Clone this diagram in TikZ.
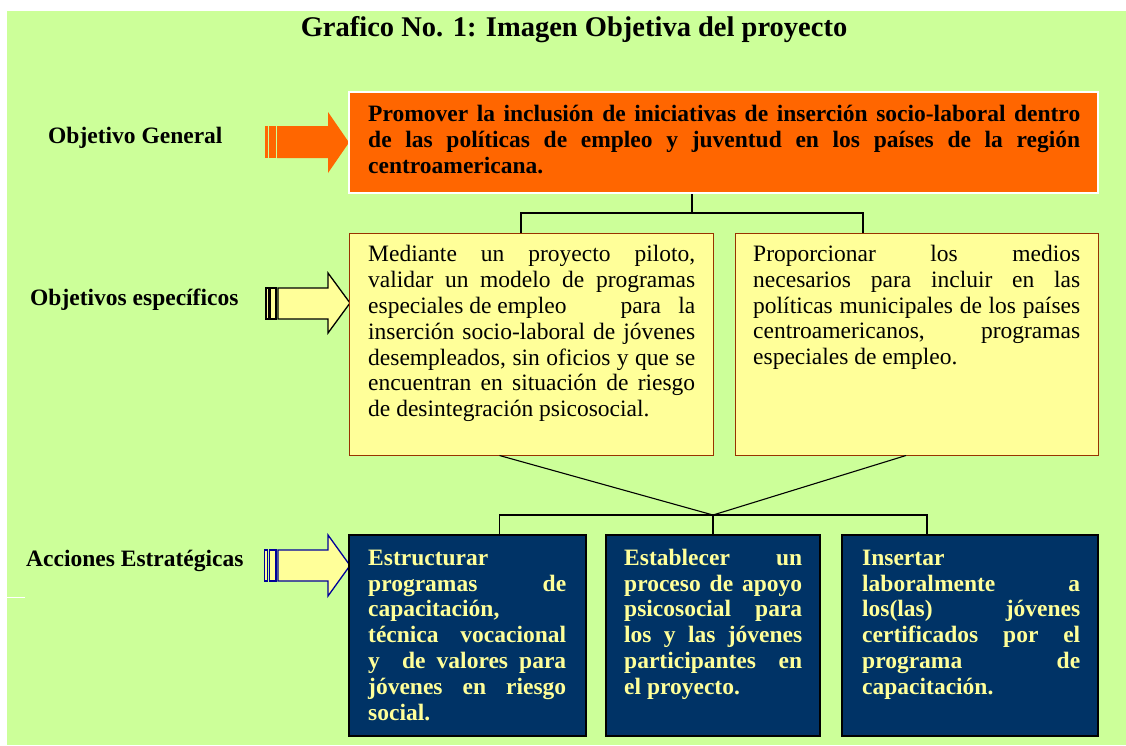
\documentclass[tikz,border=0pt]{standalone}
\usepackage{fontspec}
\setmainfont{Liberation Serif}
\definecolor{bg}{HTML}{CCFF99}
\definecolor{org}{HTML}{FF6600}
\definecolor{yel}{HTML}{FFFF99}
\definecolor{navybox}{HTML}{003366}
\definecolor{brd}{HTML}{993300}
\definecolor{arrblue}{HTML}{000099}
\newcommand{\J}[1]{\makebox[\hsize][s]{\spaceskip=0pt\xspaceskip=0pt\relax #1}}
\newcommand{\Lz}[1]{\mbox{\spaceskip=0pt\xspaceskip=0pt\relax #1}}
\begin{document}
\begin{tikzpicture}[x=1pt,y=-1pt,
  lab/.style={font=\fontsize{23.5}{25.8}\selectfont\bfseries, anchor=base west, inner sep=0},
  boxtxt/.style={font=\fontsize{23.5}{25.8}\selectfont, anchor=north west, inner sep=0, align=left},
  ogbox/.style={rectangle, draw=white, line width=2pt, fill=org, inner sep=0},
  spbox/.style={rectangle, draw=brd, line width=1pt, fill=yel, inner sep=0},
  acbox/.style={rectangle, draw=black, line width=1.2pt, fill=navybox, inner sep=0},
  conn/.style={draw=black, line width=1.4pt},
  conn2/.style={draw=black, line width=1.1pt}]
\useasboundingbox (0,0) rectangle (1126,745);
\fill[white] (0,0) rectangle (1126,745);
\fill[bg] (7,11) rectangle (1126,745);
\draw[white, line width=1pt] (7,597) -- (25,597);

% title
\node[font=\fontsize{28.5}{30}\selectfont\bfseries, anchor=base, inner sep=0] (title) at (574,36) {Grafico No. 1: Imagen Objetiva del proyecto};

% row labels
\node[lab] (l1) at (48,143) {Objetivo General};
\node[lab] (l2) at (30,305) {Objetivos específicos};
\node[lab] (l3) at (26,566) {Acciones Estratégicas};

% arrows
\fill[org] (265,126) rectangle (267.5,158);
\fill[org] (269,126) rectangle (276,158);
\fill[org] (277,126) -- (328,126) -- (328,112) -- (349,142.5) -- (328,173) -- (328,158) -- (277,158) -- cycle;

\begin{scope}[fill=yel, draw=black, line width=1.3pt]
\filldraw (266,288) rectangle (269,319);
\filldraw (270.5,288) rectangle (276,319);
\filldraw (278,288) -- (328,288) -- (328,273) -- (350,303) -- (328,333) -- (328,319) -- (278,319) -- cycle;
\end{scope}
\begin{scope}[fill=yel, draw=arrblue, line width=1.3pt]
\filldraw (264.5,550) rectangle (267.5,581);
\filldraw (269.5,550) rectangle (276,581);
\filldraw (278,550) -- (328,550) -- (328,535) -- (350,565.5) -- (328,596) -- (328,581) -- (278,581) -- cycle;
\end{scope}

% boxes
\node[ogbox, minimum width=749pt, minimum height=101pt] (og) at (723.5,142.5) {};
\node[spbox, minimum width=364pt, minimum height=222pt] (s1) at (531,344) {};
\node[spbox, minimum width=363pt, minimum height=222pt] (s2) at (916.5,344) {};
\node[acbox, minimum width=237pt, minimum height=201pt] (a1) at (467.5,635.5) {};
\node[acbox, minimum width=214pt, minimum height=201pt] (a2) at (713,635.5) {};
\node[acbox, minimum width=256pt, minimum height=201pt] (a3) at (970,635.5) {};

% texts
\node[boxtxt, text width=712pt, font=\fontsize{23.5}{25.8}\selectfont\bfseries] (ogt) at (368,103.5) {%
\J{\strut Promover la inclusión de iniciativas de inserción socio-laboral dentro}\\
\J{de las políticas de empleo y juventud en los países de la región}\\
\Lz{centroamericana.}};

\node[boxtxt, text width=327pt] (s1t) at (368,243.6) {%
\J{\strut Mediante un proyecto piloto,}\\
\J{validar un modelo de programas}\\
\makebox[\hsize][l]{\spaceskip=0pt\relax especiales de empleo\hspace{54pt}para\hfill la}\\
\J{inserción socio-laboral de jóvenes}\\
\J{desempleados, sin oficios y que se}\\
\J{encuentran en situación de riesgo}\\
\Lz{de desintegración psicosocial.}};

\node[boxtxt, text width=327pt] (s2t) at (753,243.3) {%
\J{\strut Proporcionar los medios}\\
\J{necesarios para incluir en las}\\
\J{políticas municipales de los países}\\
\J{centroamericanos, programas}\\
\Lz{especiales de empleo.}};

\node[boxtxt, text width=198pt, text=yel, font=\fontsize{23.5}{25.8}\selectfont\bfseries] (a1t) at (368,547) {%
\strut Estructurar\\
\J{programas de}\\
capacitación,\\
\J{técnica vocacional}\\
\J{y\ \ de valores para}\\
\J{jóvenes en riesgo}\\
social.};

\node[boxtxt, text width=178pt, text=yel, font=\fontsize{23.5}{25.8}\selectfont\bfseries] (a2t) at (624,547) {%
\J{\strut Establecer un}\\
\J{proceso de apoyo}\\
\J{psicosocial para}\\
\J{los y las jóvenes}\\
\J{participantes en}\\
\Lz{el proyecto.}};

\node[boxtxt, text width=218pt, text=yel, font=\fontsize{23.5}{25.8}\selectfont\bfseries] (a3t) at (862,547) {%
\strut Insertar\\
\J{laboralmente a}\\
\J{los(las) jóvenes}\\
\J{certificados por el}\\
\J{programa de}\\
capacitación.};

% connectors top
\coordinate (j1) at (692,213);
\coordinate (k1) at (521,213);
\coordinate (k2) at (863,213);
\draw[conn] (og.south -| j1) -- (j1);
\draw[conn] (k1 |- s1.north) -- (k1) -- (k2) -- (k2 |- s2.north);

% connectors bottom
\coordinate (j2) at (713,515);
\coordinate (c1) at (499.5,515);
\coordinate (c3) at (927,515);
\coordinate (d2) at (906,515);
\draw[conn2] (s1.south -| c1) -- (j2) -- (s2.south -| d2);
\draw[conn2] (c1 |- a1.north) -- (c1) -- (c3) -- (c3 |- a3.north);
\draw[conn2] (j2) -- (a2.north);
\end{tikzpicture}
\end{document}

————

**SHORT EXERCISE**. Skipping the pictures, transcribe each line above exactly as it appears.

**SOLVED PROBLEM**.
Clone this diagram in TikZ.
\documentclass[tikz,border=0pt]{standalone}
\usepackage{fontspec}
\setmainfont{Liberation Serif}
\definecolor{bg}{HTML}{CCFF99}
\definecolor{org}{HTML}{FF6600}
\definecolor{yel}{HTML}{FFFF99}
\definecolor{navybox}{HTML}{003366}
\definecolor{brd}{HTML}{993300}
\definecolor{arrblue}{HTML}{000099}
\newcommand{\J}[1]{\makebox[\hsize][s]{\spaceskip=0pt\xspaceskip=0pt\relax #1}}
\newcommand{\Lz}[1]{\mbox{\spaceskip=0pt\xspaceskip=0pt\relax #1}}
\begin{document}
\begin{tikzpicture}[x=1pt,y=-1pt,
  lab/.style={font=\fontsize{23.5}{25.8}\selectfont\bfseries, anchor=base west, inner sep=0},
  boxtxt/.style={font=\fontsize{23.5}{25.8}\selectfont, anchor=north west, inner sep=0, align=left},
  ogbox/.style={rectangle, draw=white, line width=2pt, fill=org, inner sep=0},
  spbox/.style={rectangle, draw=brd, line width=1pt, fill=yel, inner sep=0},
  acbox/.style={rectangle, draw=black, line width=1.2pt, fill=navybox, inner sep=0},
  conn/.style={draw=black, line width=1.4pt},
  conn2/.style={draw=black, line width=1.1pt}]
\useasboundingbox (0,0) rectangle (1126,745);
\fill[white] (0,0) rectangle (1126,745);
\fill[bg] (7,11) rectangle (1126,745);
\draw[white, line width=1pt] (7,597) -- (25,597);

% title
\node[font=\fontsize{28.5}{30}\selectfont\bfseries, anchor=base, inner sep=0] (title) at (574,36) {Grafico No. 1: Imagen Objetiva del proyecto};

% row labels
\node[lab] (l1) at (48,143) {Objetivo General};
\node[lab] (l2) at (30,305) {Objetivos específicos};
\node[lab] (l3) at (26,566) {Acciones Estratégicas};

% arrows
\fill[org] (265,126) rectangle (267.5,158);
\fill[org] (269,126) rectangle (276,158);
\fill[org] (277,126) -- (328,126) -- (328,112) -- (349,142.5) -- (328,173) -- (328,158) -- (277,158) -- cycle;

\begin{scope}[fill=yel, draw=black, line width=1.3pt]
\filldraw (266,288) rectangle (269,319);
\filldraw (270.5,288) rectangle (276,319);
\filldraw (278,288) -- (328,288) -- (328,273) -- (350,303) -- (328,333) -- (328,319) -- (278,319) -- cycle;
\end{scope}
\begin{scope}[fill=yel, draw=arrblue, line width=1.3pt]
\filldraw (264.5,550) rectangle (267.5,581);
\filldraw (269.5,550) rectangle (276,581);
\filldraw (278,550) -- (328,550) -- (328,535) -- (350,565.5) -- (328,596) -- (328,581) -- (278,581) -- cycle;
\end{scope}

% boxes
\node[ogbox, minimum width=749pt, minimum height=101pt] (og) at (723.5,142.5) {};
\node[spbox, minimum width=364pt, minimum height=222pt] (s1) at (531,344) {};
\node[spbox, minimum width=363pt, minimum height=222pt] (s2) at (916.5,344) {};
\node[acbox, minimum width=237pt, minimum height=201pt] (a1) at (467.5,635.5) {};
\node[acbox, minimum width=214pt, minimum height=201pt] (a2) at (713,635.5) {};
\node[acbox, minimum width=256pt, minimum height=201pt] (a3) at (970,635.5) {};

% texts
\node[boxtxt, text width=712pt, font=\fontsize{23.5}{25.8}\selectfont\bfseries] (ogt) at (368,103.5) {%
\J{\strut Promover la inclusión de iniciativas de inserción socio-laboral dentro}\\
\J{de las políticas de empleo y juventud en los países de la región}\\
\Lz{centroamericana.}};

\node[boxtxt, text width=327pt] (s1t) at (368,243.6) {%
\J{\strut Mediante un proyecto piloto,}\\
\J{validar un modelo de programas}\\
\makebox[\hsize][l]{\spaceskip=0pt\relax especiales de empleo\hspace{54pt}para\hfill la}\\
\J{inserción socio-laboral de jóvenes}\\
\J{desempleados, sin oficios y que se}\\
\J{encuentran en situación de riesgo}\\
\Lz{de desintegración psicosocial.}};

\node[boxtxt, text width=327pt] (s2t) at (753,243.3) {%
\J{\strut Proporcionar los medios}\\
\J{necesarios para incluir en las}\\
\J{políticas municipales de los países}\\
\J{centroamericanos, programas}\\
\Lz{especiales de empleo.}};

\node[boxtxt, text width=198pt, text=yel, font=\fontsize{23.5}{25.8}\selectfont\bfseries] (a1t) at (368,547) {%
\strut Estructurar\\
\J{programas de}\\
capacitación,\\
\J{técnica vocacional}\\
\J{y\ \ de valores para}\\
\J{jóvenes en riesgo}\\
social.};

\node[boxtxt, text width=178pt, text=yel, font=\fontsize{23.5}{25.8}\selectfont\bfseries] (a2t) at (624,547) {%
\J{\strut Establecer un}\\
\J{proceso de apoyo}\\
\J{psicosocial para}\\
\J{los y las jóvenes}\\
\J{participantes en}\\
\Lz{el proyecto.}};

\node[boxtxt, text width=218pt, text=yel, font=\fontsize{23.5}{25.8}\selectfont\bfseries] (a3t) at (862,547) {%
\strut Insertar\\
\J{laboralmente a}\\
\J{los(las) jóvenes}\\
\J{certificados por el}\\
\J{programa de}\\
capacitación.};

% connectors top
\coordinate (j1) at (692,213);
\coordinate (k1) at (521,213);
\coordinate (k2) at (863,213);
\draw[conn] (og.south -| j1) -- (j1);
\draw[conn] (k1 |- s1.north) -- (k1) -- (k2) -- (k2 |- s2.north);

% connectors bottom
\coordinate (j2) at (713,515);
\coordinate (c1) at (499.5,515);
\coordinate (c3) at (927,515);
\coordinate (d2) at (906,515);
\draw[conn2] (s1.south -| c1) -- (j2) -- (s2.south -| d2);
\draw[conn2] (c1 |- a1.north) -- (c1) -- (c3) -- (c3 |- a3.north);
\draw[conn2] (j2) -- (a2.north);
\end{tikzpicture}
\end{document}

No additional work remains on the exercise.